これも規制の結果だ。「旅館業法施行令」では、ホテルや旅館に必要な構造設備について、都道府県の条例で基準追加できることにしている。例えば東京都では、「東京都旅館業法施行条例」によりホテルには食堂が必要と定めている。
また、地方によっては、食堂義務付け条例がないが、それでもホテルが食堂を設けるケースがある。
その理由は「ラブホテル扱いされないため」である。
どういうことか。
「ラブホテル」にあたるとなると、「風俗営業等の規制及び業務の適正化等に関する法律」(以下「風営法」)によって警察の監督下におかれ、18歳未満は立ち入り禁止など厳格な規制に縛られる。しかし、「風営法施行令」では、食堂とロビーが一定面積以上確保されていれば、ラブホテルとはみなされなかった。

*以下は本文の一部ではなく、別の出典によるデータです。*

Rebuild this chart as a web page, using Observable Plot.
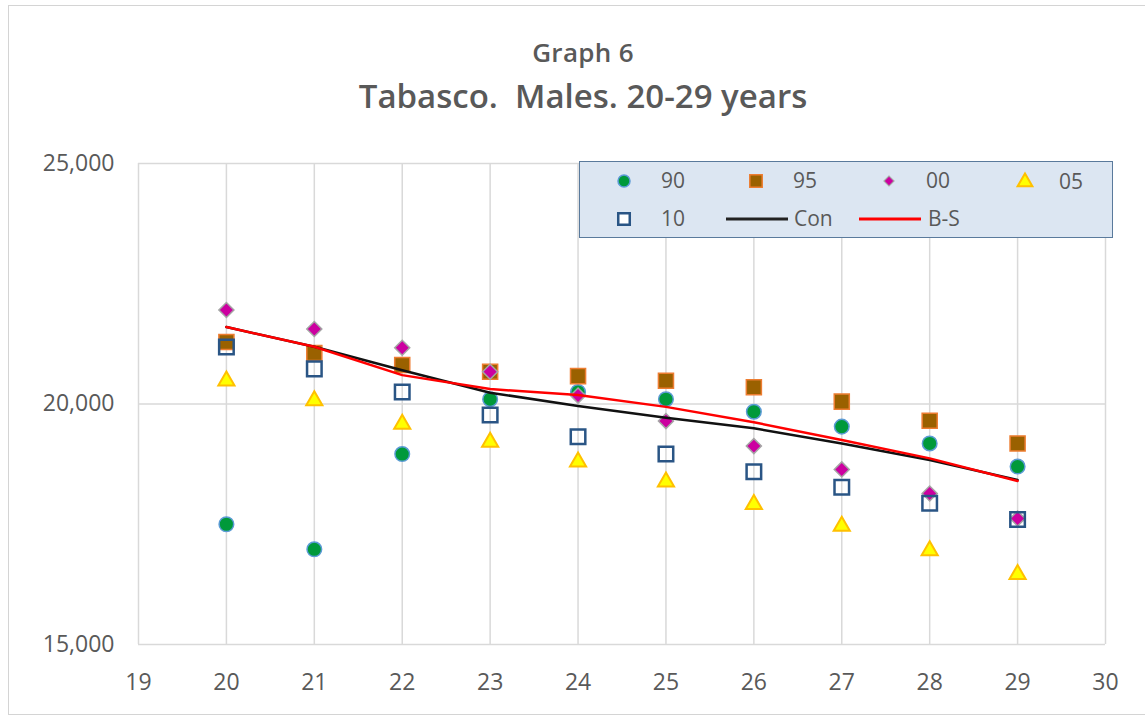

だから、ビジネスホテルが「ラブホではない」ことを証明するために食堂を設ける。何だか本末転倒ではないか?
しかも逆に、ラブホテル業者の側から見れば、規制をかいくぐるのは簡単だ。食堂やロビーらしきものを作っておけばよい。当然の帰結として、法令上はビジネスホテルとして営業する「偽装ラブホテル」が増殖し、問題になった。
警察庁は2010年7月、施行令を改正し、食堂とロビーがあっても、「休憩料金表示」「自動精算機」などがある場合を規制対象に加えた(2011年1月から施行)。しかし、新たな規制に対しても業者は網をすり抜けようとする。イタチごっこが続くことになりそうだ。